In 2006,the American with Disabilities Act website published a basic guide for officers about communicating effectively with people who are deaf or hard of hearing. It suggests a variety of ways for police to communicate with deaf individuals, such as, gestures, pen and paper, teletypewriters or sign language interpreters. However, the experience of many deaf individuals with law-enforcement will show that even the basic ADA guidelines are not followed.
Helping Educate to Advance the Rights of the Deaf, an organization that promotes equal access to the legal system for those who are deaf, provides a more extensive Google chart on deaf and hard-of-hearing citizens whom the police have killed, beaten, or refused to communicate with in light of the basic ADA guidelines.
On August 23, after the Harris shooting, the National Association of the Deaf, in a public statement, called on law enforcement to improve their training to better understand how to interact with a deaf person.
“We express our heartfelt apologies to Daniel’s family and the deaf and hard of hearing community. Daniel isn’t the first deaf person who was wrongfully shot by the police,” NAD President Melissa Draganac-Hawk said in a signed video statement. “All police departments in every state should undergo appropriate training to learn best practices when faced with a deaf person. If a person does not respond to verbal commands, the police needs to be aware of the possibility that the person may be deaf and not react by shooting. All police departments must work with us to improve and avoid this from happening again.”

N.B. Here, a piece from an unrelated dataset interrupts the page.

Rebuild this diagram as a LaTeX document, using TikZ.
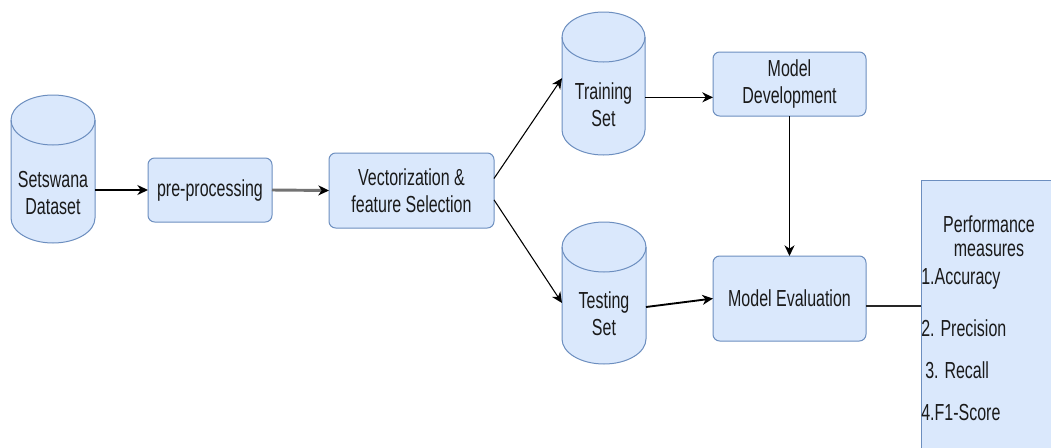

There are many ways for police officers to communicate with the deaf, like pen and paper, a sign language interpreter or the officers using basic sign language themselves. For example, Smart Coos, a startup that I founded, offers online language classes for children to excel in their native language or learn a second language. Smart Coos offers 25-minute classes in sign language, as well. At this time, the startup will partner with police departments from across the country to help officers learn basic sign language phrases to communicate with deaf individuals. City, county, or state agency representatives may e-mail firstname.lastname@example.org to participate. However, the means of communication are irrelevant when an officer is not open to the possibility that the individual may not be responding to his commands for a good reason, such as the inability to hear the commands.
If the police officers that shot Harris, Wicker, Waddell, Miller and Williams had the proper training to quickly recognize the signs of a disabled individual, effectively communicate with that individual and resolve the issues without shooting first — the results may have been very different for Harris, Wicker, Waddell, Miller or Williams.